<<<<
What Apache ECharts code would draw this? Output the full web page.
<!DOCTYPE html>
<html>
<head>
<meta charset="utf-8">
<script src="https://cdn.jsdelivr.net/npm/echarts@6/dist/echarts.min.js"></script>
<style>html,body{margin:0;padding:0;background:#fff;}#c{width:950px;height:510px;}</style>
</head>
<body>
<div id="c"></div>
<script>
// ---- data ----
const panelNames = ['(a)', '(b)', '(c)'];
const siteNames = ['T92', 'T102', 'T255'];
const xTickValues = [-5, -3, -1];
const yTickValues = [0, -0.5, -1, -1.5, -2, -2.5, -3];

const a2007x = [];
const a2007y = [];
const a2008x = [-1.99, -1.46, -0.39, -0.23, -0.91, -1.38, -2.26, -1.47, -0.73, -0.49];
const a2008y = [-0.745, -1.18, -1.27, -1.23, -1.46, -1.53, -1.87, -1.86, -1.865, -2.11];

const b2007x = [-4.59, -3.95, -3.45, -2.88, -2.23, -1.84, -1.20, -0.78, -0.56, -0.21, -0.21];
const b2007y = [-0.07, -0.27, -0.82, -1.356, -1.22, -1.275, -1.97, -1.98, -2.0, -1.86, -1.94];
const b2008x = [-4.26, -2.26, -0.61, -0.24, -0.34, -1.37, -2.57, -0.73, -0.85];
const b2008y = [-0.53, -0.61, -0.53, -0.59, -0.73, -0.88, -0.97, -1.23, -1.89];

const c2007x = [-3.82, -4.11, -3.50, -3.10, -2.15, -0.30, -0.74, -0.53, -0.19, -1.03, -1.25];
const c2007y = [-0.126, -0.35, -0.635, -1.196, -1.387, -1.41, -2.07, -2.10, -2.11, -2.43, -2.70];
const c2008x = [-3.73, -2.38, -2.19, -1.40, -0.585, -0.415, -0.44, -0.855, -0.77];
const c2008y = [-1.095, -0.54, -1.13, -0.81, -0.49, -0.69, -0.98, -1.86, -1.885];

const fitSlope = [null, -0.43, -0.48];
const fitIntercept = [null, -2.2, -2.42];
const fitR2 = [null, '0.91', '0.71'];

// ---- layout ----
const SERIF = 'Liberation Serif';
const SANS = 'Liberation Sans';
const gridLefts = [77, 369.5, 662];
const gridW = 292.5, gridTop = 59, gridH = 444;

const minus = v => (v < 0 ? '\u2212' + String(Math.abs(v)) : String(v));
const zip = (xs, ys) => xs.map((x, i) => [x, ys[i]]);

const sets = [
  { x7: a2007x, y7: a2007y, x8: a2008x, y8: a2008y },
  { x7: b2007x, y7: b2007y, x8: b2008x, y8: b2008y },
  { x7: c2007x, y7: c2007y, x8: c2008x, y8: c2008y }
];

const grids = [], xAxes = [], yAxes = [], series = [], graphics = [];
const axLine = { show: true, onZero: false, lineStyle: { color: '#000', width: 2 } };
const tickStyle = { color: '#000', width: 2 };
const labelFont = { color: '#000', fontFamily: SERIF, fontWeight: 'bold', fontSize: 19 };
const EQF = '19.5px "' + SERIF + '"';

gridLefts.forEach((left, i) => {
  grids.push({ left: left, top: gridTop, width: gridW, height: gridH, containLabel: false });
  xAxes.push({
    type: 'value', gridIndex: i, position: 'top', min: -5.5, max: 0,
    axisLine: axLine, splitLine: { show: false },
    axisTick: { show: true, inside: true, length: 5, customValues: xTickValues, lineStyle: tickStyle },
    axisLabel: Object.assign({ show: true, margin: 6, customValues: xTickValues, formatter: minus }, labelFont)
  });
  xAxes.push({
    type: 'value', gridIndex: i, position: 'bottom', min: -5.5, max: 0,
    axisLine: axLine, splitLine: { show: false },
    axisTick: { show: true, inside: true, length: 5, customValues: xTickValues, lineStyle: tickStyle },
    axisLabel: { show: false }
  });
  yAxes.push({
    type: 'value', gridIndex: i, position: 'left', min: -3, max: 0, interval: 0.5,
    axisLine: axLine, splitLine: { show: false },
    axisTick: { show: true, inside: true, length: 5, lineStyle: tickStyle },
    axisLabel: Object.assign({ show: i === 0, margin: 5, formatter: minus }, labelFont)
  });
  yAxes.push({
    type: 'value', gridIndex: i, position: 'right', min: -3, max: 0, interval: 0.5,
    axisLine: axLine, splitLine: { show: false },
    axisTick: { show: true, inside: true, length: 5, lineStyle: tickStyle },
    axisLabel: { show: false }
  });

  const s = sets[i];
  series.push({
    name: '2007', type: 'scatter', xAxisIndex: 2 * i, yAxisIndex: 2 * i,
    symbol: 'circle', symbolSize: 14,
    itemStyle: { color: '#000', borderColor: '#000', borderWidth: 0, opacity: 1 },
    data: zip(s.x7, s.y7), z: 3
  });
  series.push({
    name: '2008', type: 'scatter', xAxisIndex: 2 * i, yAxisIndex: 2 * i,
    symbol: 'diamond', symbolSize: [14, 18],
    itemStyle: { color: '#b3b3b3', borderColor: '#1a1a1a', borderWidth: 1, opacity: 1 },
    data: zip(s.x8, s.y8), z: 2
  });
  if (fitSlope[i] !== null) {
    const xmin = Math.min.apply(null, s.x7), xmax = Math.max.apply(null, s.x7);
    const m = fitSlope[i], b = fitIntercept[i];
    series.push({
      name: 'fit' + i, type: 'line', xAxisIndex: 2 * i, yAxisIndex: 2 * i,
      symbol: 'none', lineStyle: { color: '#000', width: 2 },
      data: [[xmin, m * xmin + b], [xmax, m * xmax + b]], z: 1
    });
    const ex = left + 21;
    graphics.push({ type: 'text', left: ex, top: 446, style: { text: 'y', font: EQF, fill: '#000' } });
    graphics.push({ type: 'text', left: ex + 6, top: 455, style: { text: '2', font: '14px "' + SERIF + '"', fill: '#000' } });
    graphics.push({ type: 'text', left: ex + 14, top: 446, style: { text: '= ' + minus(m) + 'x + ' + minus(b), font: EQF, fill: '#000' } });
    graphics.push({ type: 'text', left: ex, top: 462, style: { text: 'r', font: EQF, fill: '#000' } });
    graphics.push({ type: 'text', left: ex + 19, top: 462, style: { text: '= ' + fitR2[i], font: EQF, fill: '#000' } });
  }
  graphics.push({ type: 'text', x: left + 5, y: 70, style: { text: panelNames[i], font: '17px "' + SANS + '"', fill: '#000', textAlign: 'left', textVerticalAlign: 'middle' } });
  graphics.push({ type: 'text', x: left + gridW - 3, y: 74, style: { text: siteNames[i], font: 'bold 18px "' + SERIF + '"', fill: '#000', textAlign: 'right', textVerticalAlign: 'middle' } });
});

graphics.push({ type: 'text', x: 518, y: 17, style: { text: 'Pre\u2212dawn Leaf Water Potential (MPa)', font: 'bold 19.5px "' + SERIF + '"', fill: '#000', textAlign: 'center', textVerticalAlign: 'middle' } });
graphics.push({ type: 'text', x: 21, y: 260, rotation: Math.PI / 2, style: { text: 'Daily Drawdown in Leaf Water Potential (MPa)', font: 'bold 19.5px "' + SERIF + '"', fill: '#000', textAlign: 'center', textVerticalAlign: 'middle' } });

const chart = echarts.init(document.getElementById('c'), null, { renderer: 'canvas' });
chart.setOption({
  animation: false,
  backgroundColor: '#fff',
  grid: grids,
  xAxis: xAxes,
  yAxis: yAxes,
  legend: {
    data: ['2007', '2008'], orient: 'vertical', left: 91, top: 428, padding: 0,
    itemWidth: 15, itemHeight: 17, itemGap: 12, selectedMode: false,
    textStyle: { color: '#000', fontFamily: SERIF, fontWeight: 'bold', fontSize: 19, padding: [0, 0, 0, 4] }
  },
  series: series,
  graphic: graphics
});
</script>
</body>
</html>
>>>>
Every line above should be retyped exactly as given.

What Apache ECharts code would draw this? Output the full web page.
<!DOCTYPE html>
<html>
<head>
<meta charset="utf-8">
<script src="https://cdn.jsdelivr.net/npm/echarts@6/dist/echarts.min.js"></script>
<style>html,body{margin:0;padding:0;background:#fff;}#c{width:950px;height:510px;}</style>
</head>
<body>
<div id="c"></div>
<script>
// ---- data ----
const panelNames = ['(a)', '(b)', '(c)'];
const siteNames = ['T92', 'T102', 'T255'];
const xTickValues = [-5, -3, -1];
const yTickValues = [0, -0.5, -1, -1.5, -2, -2.5, -3];

const a2007x = [];
const a2007y = [];
const a2008x = [-1.99, -1.46, -0.39, -0.23, -0.91, -1.38, -2.26, -1.47, -0.73, -0.49];
const a2008y = [-0.745, -1.18, -1.27, -1.23, -1.46, -1.53, -1.87, -1.86, -1.865, -2.11];

const b2007x = [-4.59, -3.95, -3.45, -2.88, -2.23, -1.84, -1.20, -0.78, -0.56, -0.21, -0.21];
const b2007y = [-0.07, -0.27, -0.82, -1.356, -1.22, -1.275, -1.97, -1.98, -2.0, -1.86, -1.94];
const b2008x = [-4.26, -2.26, -0.61, -0.24, -0.34, -1.37, -2.57, -0.73, -0.85];
const b2008y = [-0.53, -0.61, -0.53, -0.59, -0.73, -0.88, -0.97, -1.23, -1.89];

const c2007x = [-3.82, -4.11, -3.50, -3.10, -2.15, -0.30, -0.74, -0.53, -0.19, -1.03, -1.25];
const c2007y = [-0.126, -0.35, -0.635, -1.196, -1.387, -1.41, -2.07, -2.10, -2.11, -2.43, -2.70];
const c2008x = [-3.73, -2.38, -2.19, -1.40, -0.585, -0.415, -0.44, -0.855, -0.77];
const c2008y = [-1.095, -0.54, -1.13, -0.81, -0.49, -0.69, -0.98, -1.86, -1.885];

const fitSlope = [null, -0.43, -0.48];
const fitIntercept = [null, -2.2, -2.42];
const fitR2 = [null, '0.91', '0.71'];

// ---- layout ----
const SERIF = 'Liberation Serif';
const SANS = 'Liberation Sans';
const gridLefts = [77, 369.5, 662];
const gridW = 292.5, gridTop = 59, gridH = 444;

const minus = v => (v < 0 ? '\u2212' + String(Math.abs(v)) : String(v));
const zip = (xs, ys) => xs.map((x, i) => [x, ys[i]]);

const sets = [
  { x7: a2007x, y7: a2007y, x8: a2008x, y8: a2008y },
  { x7: b2007x, y7: b2007y, x8: b2008x, y8: b2008y },
  { x7: c2007x, y7: c2007y, x8: c2008x, y8: c2008y }
];

const grids = [], xAxes = [], yAxes = [], series = [], graphics = [];
const axLine = { show: true, onZero: false, lineStyle: { color: '#000', width: 2 } };
const tickStyle = { color: '#000', width: 2 };
const labelFont = { color: '#000', fontFamily: SERIF, fontWeight: 'bold', fontSize: 19 };
const EQF = '19.5px "' + SERIF + '"';

gridLefts.forEach((left, i) => {
  grids.push({ left: left, top: gridTop, width: gridW, height: gridH, containLabel: false });
  xAxes.push({
    type: 'value', gridIndex: i, position: 'top', min: -5.5, max: 0,
    axisLine: axLine, splitLine: { show: false },
    axisTick: { show: true, inside: true, length: 5, customValues: xTickValues, lineStyle: tickStyle },
    axisLabel: Object.assign({ show: true, margin: 6, customValues: xTickValues, formatter: minus }, labelFont)
  });
  xAxes.push({
    type: 'value', gridIndex: i, position: 'bottom', min: -5.5, max: 0,
    axisLine: axLine, splitLine: { show: false },
    axisTick: { show: true, inside: true, length: 5, customValues: xTickValues, lineStyle: tickStyle },
    axisLabel: { show: false }
  });
  yAxes.push({
    type: 'value', gridIndex: i, position: 'left', min: -3, max: 0, interval: 0.5,
    axisLine: axLine, splitLine: { show: false },
    axisTick: { show: true, inside: true, length: 5, lineStyle: tickStyle },
    axisLabel: Object.assign({ show: i === 0, margin: 5, formatter: minus }, labelFont)
  });
  yAxes.push({
    type: 'value', gridIndex: i, position: 'right', min: -3, max: 0, interval: 0.5,
    axisLine: axLine, splitLine: { show: false },
    axisTick: { show: true, inside: true, length: 5, lineStyle: tickStyle },
    axisLabel: { show: false }
  });

  const s = sets[i];
  series.push({
    name: '2007', type: 'scatter', xAxisIndex: 2 * i, yAxisIndex: 2 * i,
    symbol: 'circle', symbolSize: 14,
    itemStyle: { color: '#000', borderColor: '#000', borderWidth: 0, opacity: 1 },
    data: zip(s.x7, s.y7), z: 3
  });
  series.push({
    name: '2008', type: 'scatter', xAxisIndex: 2 * i, yAxisIndex: 2 * i,
    symbol: 'diamond', symbolSize: [14, 18],
    itemStyle: { color: '#b3b3b3', borderColor: '#1a1a1a', borderWidth: 1, opacity: 1 },
    data: zip(s.x8, s.y8), z: 2
  });
  if (fitSlope[i] !== null) {
    const xmin = Math.min.apply(null, s.x7), xmax = Math.max.apply(null, s.x7);
    const m = fitSlope[i], b = fitIntercept[i];
    series.push({
      name: 'fit' + i, type: 'line', xAxisIndex: 2 * i, yAxisIndex: 2 * i,
      symbol: 'none', lineStyle: { color: '#000', width: 2 },
      data: [[xmin, m * xmin + b], [xmax, m * xmax + b]], z: 1
    });
    const ex = left + 21;
    graphics.push({ type: 'text', left: ex, top: 446, style: { text: 'y', font: EQF, fill: '#000' } });
    graphics.push({ type: 'text', left: ex + 6, top: 455, style: { text: '2', font: '14px "' + SERIF + '"', fill: '#000' } });
    graphics.push({ type: 'text', left: ex + 14, top: 446, style: { text: '= ' + minus(m) + 'x + ' + minus(b), font: EQF, fill: '#000' } });
    graphics.push({ type: 'text', left: ex, top: 462, style: { text: 'r', font: EQF, fill: '#000' } });
    graphics.push({ type: 'text', left: ex + 19, top: 462, style: { text: '= ' + fitR2[i], font: EQF, fill: '#000' } });
  }
  graphics.push({ type: 'text', x: left + 5, y: 70, style: { text: panelNames[i], font: '17px "' + SANS + '"', fill: '#000', textAlign: 'left', textVerticalAlign: 'middle' } });
  graphics.push({ type: 'text', x: left + gridW - 3, y: 74, style: { text: siteNames[i], font: 'bold 18px "' + SERIF + '"', fill: '#000', textAlign: 'right', textVerticalAlign: 'middle' } });
});

graphics.push({ type: 'text', x: 518, y: 17, style: { text: 'Pre\u2212dawn Leaf Water Potential (MPa)', font: 'bold 19.5px "' + SERIF + '"', fill: '#000', textAlign: 'center', textVerticalAlign: 'middle' } });
graphics.push({ type: 'text', x: 21, y: 260, rotation: Math.PI / 2, style: { text: 'Daily Drawdown in Leaf Water Potential (MPa)', font: 'bold 19.5px "' + SERIF + '"', fill: '#000', textAlign: 'center', textVerticalAlign: 'middle' } });

const chart = echarts.init(document.getElementById('c'), null, { renderer: 'canvas' });
chart.setOption({
  animation: false,
  backgroundColor: '#fff',
  grid: grids,
  xAxis: xAxes,
  yAxis: yAxes,
  legend: {
    data: ['2007', '2008'], orient: 'vertical', left: 91, top: 428, padding: 0,
    itemWidth: 15, itemHeight: 17, itemGap: 12, selectedMode: false,
    textStyle: { color: '#000', fontFamily: SERIF, fontWeight: 'bold', fontSize: 19, padding: [0, 0, 0, 4] }
  },
  series: series,
  graphic: graphics
});
</script>
</body>
</html>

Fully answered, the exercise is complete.